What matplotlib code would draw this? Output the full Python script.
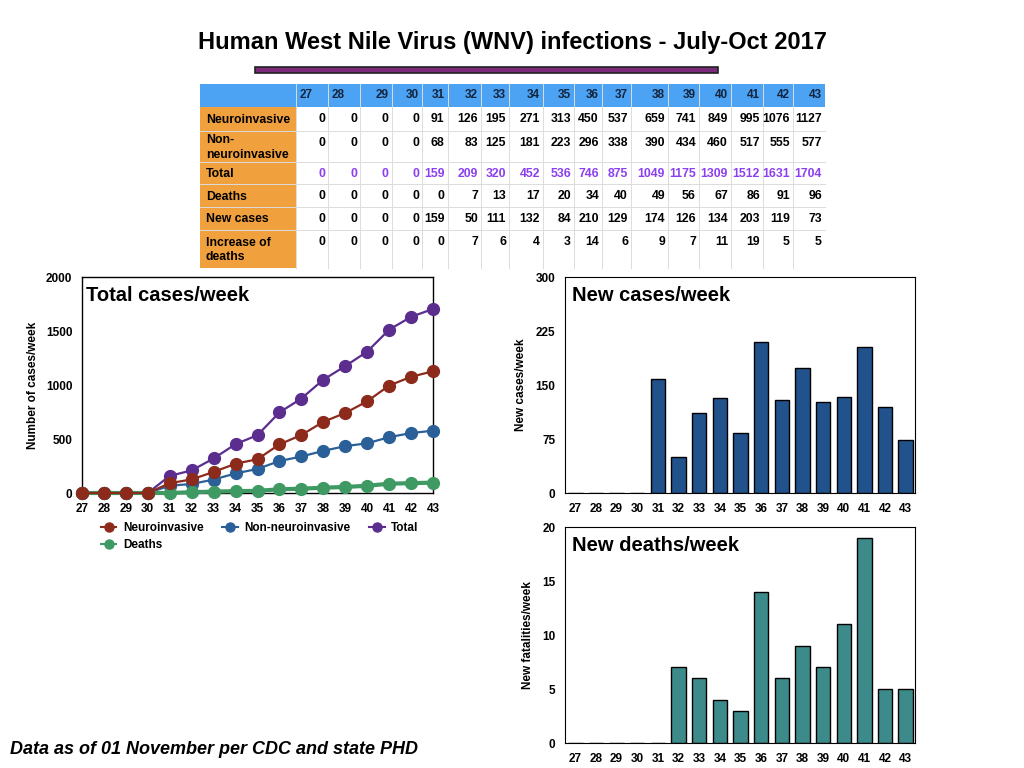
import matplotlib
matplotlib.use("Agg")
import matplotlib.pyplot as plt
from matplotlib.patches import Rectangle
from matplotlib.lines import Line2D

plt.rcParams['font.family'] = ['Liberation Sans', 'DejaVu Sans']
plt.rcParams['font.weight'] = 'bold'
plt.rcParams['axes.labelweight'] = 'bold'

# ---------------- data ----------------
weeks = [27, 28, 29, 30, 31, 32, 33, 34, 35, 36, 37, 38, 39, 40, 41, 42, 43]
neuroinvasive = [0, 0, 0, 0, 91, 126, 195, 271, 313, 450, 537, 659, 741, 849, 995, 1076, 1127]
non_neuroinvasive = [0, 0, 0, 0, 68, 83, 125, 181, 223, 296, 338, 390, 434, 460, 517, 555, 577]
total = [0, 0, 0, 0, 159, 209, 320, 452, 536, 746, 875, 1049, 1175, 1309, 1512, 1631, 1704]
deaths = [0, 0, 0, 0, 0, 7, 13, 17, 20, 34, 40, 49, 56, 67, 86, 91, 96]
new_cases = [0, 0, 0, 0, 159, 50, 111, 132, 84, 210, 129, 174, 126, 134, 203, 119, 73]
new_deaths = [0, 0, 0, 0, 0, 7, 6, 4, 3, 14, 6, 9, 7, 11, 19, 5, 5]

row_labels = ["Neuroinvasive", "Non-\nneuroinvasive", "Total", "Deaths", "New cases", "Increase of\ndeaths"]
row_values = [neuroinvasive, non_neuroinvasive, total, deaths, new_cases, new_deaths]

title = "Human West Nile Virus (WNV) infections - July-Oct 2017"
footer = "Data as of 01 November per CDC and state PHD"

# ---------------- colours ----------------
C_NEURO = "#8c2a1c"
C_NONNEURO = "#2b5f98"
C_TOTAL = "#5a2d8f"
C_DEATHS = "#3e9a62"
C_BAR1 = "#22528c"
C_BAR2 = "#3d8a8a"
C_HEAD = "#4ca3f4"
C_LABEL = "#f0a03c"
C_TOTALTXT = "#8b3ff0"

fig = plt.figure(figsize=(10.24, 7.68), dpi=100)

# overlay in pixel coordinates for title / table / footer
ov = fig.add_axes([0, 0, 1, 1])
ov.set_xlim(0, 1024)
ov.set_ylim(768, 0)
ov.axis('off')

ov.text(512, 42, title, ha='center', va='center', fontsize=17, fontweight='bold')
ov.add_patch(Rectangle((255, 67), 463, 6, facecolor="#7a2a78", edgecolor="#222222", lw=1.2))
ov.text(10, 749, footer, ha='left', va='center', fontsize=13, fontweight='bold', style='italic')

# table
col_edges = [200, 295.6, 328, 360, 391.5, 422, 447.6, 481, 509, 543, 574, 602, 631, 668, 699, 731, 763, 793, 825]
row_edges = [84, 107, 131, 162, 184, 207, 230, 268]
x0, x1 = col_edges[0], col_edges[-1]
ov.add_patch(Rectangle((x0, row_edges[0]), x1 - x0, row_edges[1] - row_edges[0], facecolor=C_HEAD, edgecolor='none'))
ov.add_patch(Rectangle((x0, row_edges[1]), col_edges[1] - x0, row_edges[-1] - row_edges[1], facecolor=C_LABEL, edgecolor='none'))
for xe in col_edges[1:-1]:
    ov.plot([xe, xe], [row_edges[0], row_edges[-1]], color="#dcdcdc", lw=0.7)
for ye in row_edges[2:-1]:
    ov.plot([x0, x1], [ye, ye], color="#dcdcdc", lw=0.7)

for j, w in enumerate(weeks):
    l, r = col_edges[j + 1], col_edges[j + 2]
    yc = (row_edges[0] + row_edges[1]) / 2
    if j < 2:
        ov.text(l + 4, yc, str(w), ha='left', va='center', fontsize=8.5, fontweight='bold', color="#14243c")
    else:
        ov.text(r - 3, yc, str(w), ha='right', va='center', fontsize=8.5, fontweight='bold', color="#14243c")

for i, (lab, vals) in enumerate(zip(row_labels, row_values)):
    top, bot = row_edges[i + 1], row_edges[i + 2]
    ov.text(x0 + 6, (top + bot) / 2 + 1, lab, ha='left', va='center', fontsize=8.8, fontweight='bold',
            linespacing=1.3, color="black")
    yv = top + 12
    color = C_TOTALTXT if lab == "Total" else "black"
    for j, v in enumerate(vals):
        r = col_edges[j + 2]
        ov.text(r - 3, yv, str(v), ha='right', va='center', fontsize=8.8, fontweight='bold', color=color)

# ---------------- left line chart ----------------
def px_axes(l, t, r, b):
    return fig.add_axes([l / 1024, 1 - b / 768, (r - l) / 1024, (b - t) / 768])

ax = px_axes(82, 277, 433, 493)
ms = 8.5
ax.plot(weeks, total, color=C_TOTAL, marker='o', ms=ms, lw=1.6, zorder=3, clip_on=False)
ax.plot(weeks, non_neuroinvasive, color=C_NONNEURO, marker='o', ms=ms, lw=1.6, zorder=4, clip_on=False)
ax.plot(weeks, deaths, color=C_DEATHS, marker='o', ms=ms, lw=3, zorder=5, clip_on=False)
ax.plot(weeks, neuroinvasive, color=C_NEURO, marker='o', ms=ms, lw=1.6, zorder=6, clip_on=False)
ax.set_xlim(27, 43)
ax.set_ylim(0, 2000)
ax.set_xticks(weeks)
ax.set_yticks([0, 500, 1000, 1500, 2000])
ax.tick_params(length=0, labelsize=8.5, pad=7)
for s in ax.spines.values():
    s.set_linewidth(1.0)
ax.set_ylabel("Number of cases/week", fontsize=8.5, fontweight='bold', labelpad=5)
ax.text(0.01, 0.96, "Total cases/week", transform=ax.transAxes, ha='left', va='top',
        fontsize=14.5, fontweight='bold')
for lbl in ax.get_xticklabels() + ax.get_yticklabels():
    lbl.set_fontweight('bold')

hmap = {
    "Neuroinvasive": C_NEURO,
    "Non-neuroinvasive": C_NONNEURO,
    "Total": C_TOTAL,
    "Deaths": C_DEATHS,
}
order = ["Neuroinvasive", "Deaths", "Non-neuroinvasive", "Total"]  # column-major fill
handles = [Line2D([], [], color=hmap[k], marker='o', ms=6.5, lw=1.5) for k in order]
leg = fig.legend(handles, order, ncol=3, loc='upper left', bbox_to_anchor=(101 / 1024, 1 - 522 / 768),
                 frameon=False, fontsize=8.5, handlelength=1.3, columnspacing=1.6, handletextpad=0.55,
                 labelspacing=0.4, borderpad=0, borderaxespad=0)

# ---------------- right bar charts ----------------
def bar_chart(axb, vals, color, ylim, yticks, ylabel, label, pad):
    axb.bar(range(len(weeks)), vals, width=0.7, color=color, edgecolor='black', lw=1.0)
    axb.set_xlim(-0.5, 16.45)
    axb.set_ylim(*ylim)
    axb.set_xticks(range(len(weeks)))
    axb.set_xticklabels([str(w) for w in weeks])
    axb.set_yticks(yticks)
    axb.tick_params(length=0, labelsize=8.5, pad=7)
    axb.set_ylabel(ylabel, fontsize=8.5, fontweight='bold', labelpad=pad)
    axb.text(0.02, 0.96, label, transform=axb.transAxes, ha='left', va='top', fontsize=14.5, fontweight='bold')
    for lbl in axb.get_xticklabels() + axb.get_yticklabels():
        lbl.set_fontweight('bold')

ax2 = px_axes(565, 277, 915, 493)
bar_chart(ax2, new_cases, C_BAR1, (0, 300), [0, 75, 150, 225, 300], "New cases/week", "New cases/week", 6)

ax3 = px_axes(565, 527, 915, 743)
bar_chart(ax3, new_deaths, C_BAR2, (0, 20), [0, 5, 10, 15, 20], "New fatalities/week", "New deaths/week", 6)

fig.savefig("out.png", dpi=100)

━━━━

Requirement → Transcribe the whole listing exactly. Pictures stay out of your copy.

Output of the exercise →
What matplotlib code would draw this? Output the full Python script.
import matplotlib
matplotlib.use("Agg")
import matplotlib.pyplot as plt
from matplotlib.patches import Rectangle
from matplotlib.lines import Line2D

plt.rcParams['font.family'] = ['Liberation Sans', 'DejaVu Sans']
plt.rcParams['font.weight'] = 'bold'
plt.rcParams['axes.labelweight'] = 'bold'

# ---------------- data ----------------
weeks = [27, 28, 29, 30, 31, 32, 33, 34, 35, 36, 37, 38, 39, 40, 41, 42, 43]
neuroinvasive = [0, 0, 0, 0, 91, 126, 195, 271, 313, 450, 537, 659, 741, 849, 995, 1076, 1127]
non_neuroinvasive = [0, 0, 0, 0, 68, 83, 125, 181, 223, 296, 338, 390, 434, 460, 517, 555, 577]
total = [0, 0, 0, 0, 159, 209, 320, 452, 536, 746, 875, 1049, 1175, 1309, 1512, 1631, 1704]
deaths = [0, 0, 0, 0, 0, 7, 13, 17, 20, 34, 40, 49, 56, 67, 86, 91, 96]
new_cases = [0, 0, 0, 0, 159, 50, 111, 132, 84, 210, 129, 174, 126, 134, 203, 119, 73]
new_deaths = [0, 0, 0, 0, 0, 7, 6, 4, 3, 14, 6, 9, 7, 11, 19, 5, 5]

row_labels = ["Neuroinvasive", "Non-\nneuroinvasive", "Total", "Deaths", "New cases", "Increase of\ndeaths"]
row_values = [neuroinvasive, non_neuroinvasive, total, deaths, new_cases, new_deaths]

title = "Human West Nile Virus (WNV) infections - July-Oct 2017"
footer = "Data as of 01 November per CDC and state PHD"

# ---------------- colours ----------------
C_NEURO = "#8c2a1c"
C_NONNEURO = "#2b5f98"
C_TOTAL = "#5a2d8f"
C_DEATHS = "#3e9a62"
C_BAR1 = "#22528c"
C_BAR2 = "#3d8a8a"
C_HEAD = "#4ca3f4"
C_LABEL = "#f0a03c"
C_TOTALTXT = "#8b3ff0"

fig = plt.figure(figsize=(10.24, 7.68), dpi=100)

# overlay in pixel coordinates for title / table / footer
ov = fig.add_axes([0, 0, 1, 1])
ov.set_xlim(0, 1024)
ov.set_ylim(768, 0)
ov.axis('off')

ov.text(512, 42, title, ha='center', va='center', fontsize=17, fontweight='bold')
ov.add_patch(Rectangle((255, 67), 463, 6, facecolor="#7a2a78", edgecolor="#222222", lw=1.2))
ov.text(10, 749, footer, ha='left', va='center', fontsize=13, fontweight='bold', style='italic')

# table
col_edges = [200, 295.6, 328, 360, 391.5, 422, 447.6, 481, 509, 543, 574, 602, 631, 668, 699, 731, 763, 793, 825]
row_edges = [84, 107, 131, 162, 184, 207, 230, 268]
x0, x1 = col_edges[0], col_edges[-1]
ov.add_patch(Rectangle((x0, row_edges[0]), x1 - x0, row_edges[1] - row_edges[0], facecolor=C_HEAD, edgecolor='none'))
ov.add_patch(Rectangle((x0, row_edges[1]), col_edges[1] - x0, row_edges[-1] - row_edges[1], facecolor=C_LABEL, edgecolor='none'))
for xe in col_edges[1:-1]:
    ov.plot([xe, xe], [row_edges[0], row_edges[-1]], color="#dcdcdc", lw=0.7)
for ye in row_edges[2:-1]:
    ov.plot([x0, x1], [ye, ye], color="#dcdcdc", lw=0.7)

for j, w in enumerate(weeks):
    l, r = col_edges[j + 1], col_edges[j + 2]
    yc = (row_edges[0] + row_edges[1]) / 2
    if j < 2:
        ov.text(l + 4, yc, str(w), ha='left', va='center', fontsize=8.5, fontweight='bold', color="#14243c")
    else:
        ov.text(r - 3, yc, str(w), ha='right', va='center', fontsize=8.5, fontweight='bold', color="#14243c")

for i, (lab, vals) in enumerate(zip(row_labels, row_values)):
    top, bot = row_edges[i + 1], row_edges[i + 2]
    ov.text(x0 + 6, (top + bot) / 2 + 1, lab, ha='left', va='center', fontsize=8.8, fontweight='bold',
            linespacing=1.3, color="black")
    yv = top + 12
    color = C_TOTALTXT if lab == "Total" else "black"
    for j, v in enumerate(vals):
        r = col_edges[j + 2]
        ov.text(r - 3, yv, str(v), ha='right', va='center', fontsize=8.8, fontweight='bold', color=color)

# ---------------- left line chart ----------------
def px_axes(l, t, r, b):
    return fig.add_axes([l / 1024, 1 - b / 768, (r - l) / 1024, (b - t) / 768])

ax = px_axes(82, 277, 433, 493)
ms = 8.5
ax.plot(weeks, total, color=C_TOTAL, marker='o', ms=ms, lw=1.6, zorder=3, clip_on=False)
ax.plot(weeks, non_neuroinvasive, color=C_NONNEURO, marker='o', ms=ms, lw=1.6, zorder=4, clip_on=False)
ax.plot(weeks, deaths, color=C_DEATHS, marker='o', ms=ms, lw=3, zorder=5, clip_on=False)
ax.plot(weeks, neuroinvasive, color=C_NEURO, marker='o', ms=ms, lw=1.6, zorder=6, clip_on=False)
ax.set_xlim(27, 43)
ax.set_ylim(0, 2000)
ax.set_xticks(weeks)
ax.set_yticks([0, 500, 1000, 1500, 2000])
ax.tick_params(length=0, labelsize=8.5, pad=7)
for s in ax.spines.values():
    s.set_linewidth(1.0)
ax.set_ylabel("Number of cases/week", fontsize=8.5, fontweight='bold', labelpad=5)
ax.text(0.01, 0.96, "Total cases/week", transform=ax.transAxes, ha='left', va='top',
        fontsize=14.5, fontweight='bold')
for lbl in ax.get_xticklabels() + ax.get_yticklabels():
    lbl.set_fontweight('bold')

hmap = {
    "Neuroinvasive": C_NEURO,
    "Non-neuroinvasive": C_NONNEURO,
    "Total": C_TOTAL,
    "Deaths": C_DEATHS,
}
order = ["Neuroinvasive", "Deaths", "Non-neuroinvasive", "Total"]  # column-major fill
handles = [Line2D([], [], color=hmap[k], marker='o', ms=6.5, lw=1.5) for k in order]
leg = fig.legend(handles, order, ncol=3, loc='upper left', bbox_to_anchor=(101 / 1024, 1 - 522 / 768),
                 frameon=False, fontsize=8.5, handlelength=1.3, columnspacing=1.6, handletextpad=0.55,
                 labelspacing=0.4, borderpad=0, borderaxespad=0)

# ---------------- right bar charts ----------------
def bar_chart(axb, vals, color, ylim, yticks, ylabel, label, pad):
    axb.bar(range(len(weeks)), vals, width=0.7, color=color, edgecolor='black', lw=1.0)
    axb.set_xlim(-0.5, 16.45)
    axb.set_ylim(*ylim)
    axb.set_xticks(range(len(weeks)))
    axb.set_xticklabels([str(w) for w in weeks])
    axb.set_yticks(yticks)
    axb.tick_params(length=0, labelsize=8.5, pad=7)
    axb.set_ylabel(ylabel, fontsize=8.5, fontweight='bold', labelpad=pad)
    axb.text(0.02, 0.96, label, transform=axb.transAxes, ha='left', va='top', fontsize=14.5, fontweight='bold')
    for lbl in axb.get_xticklabels() + axb.get_yticklabels():
        lbl.set_fontweight('bold')

ax2 = px_axes(565, 277, 915, 493)
bar_chart(ax2, new_cases, C_BAR1, (0, 300), [0, 75, 150, 225, 300], "New cases/week", "New cases/week", 6)

ax3 = px_axes(565, 527, 915, 743)
bar_chart(ax3, new_deaths, C_BAR2, (0, 20), [0, 5, 10, 15, 20], "New fatalities/week", "New deaths/week", 6)

fig.savefig("out.png", dpi=100)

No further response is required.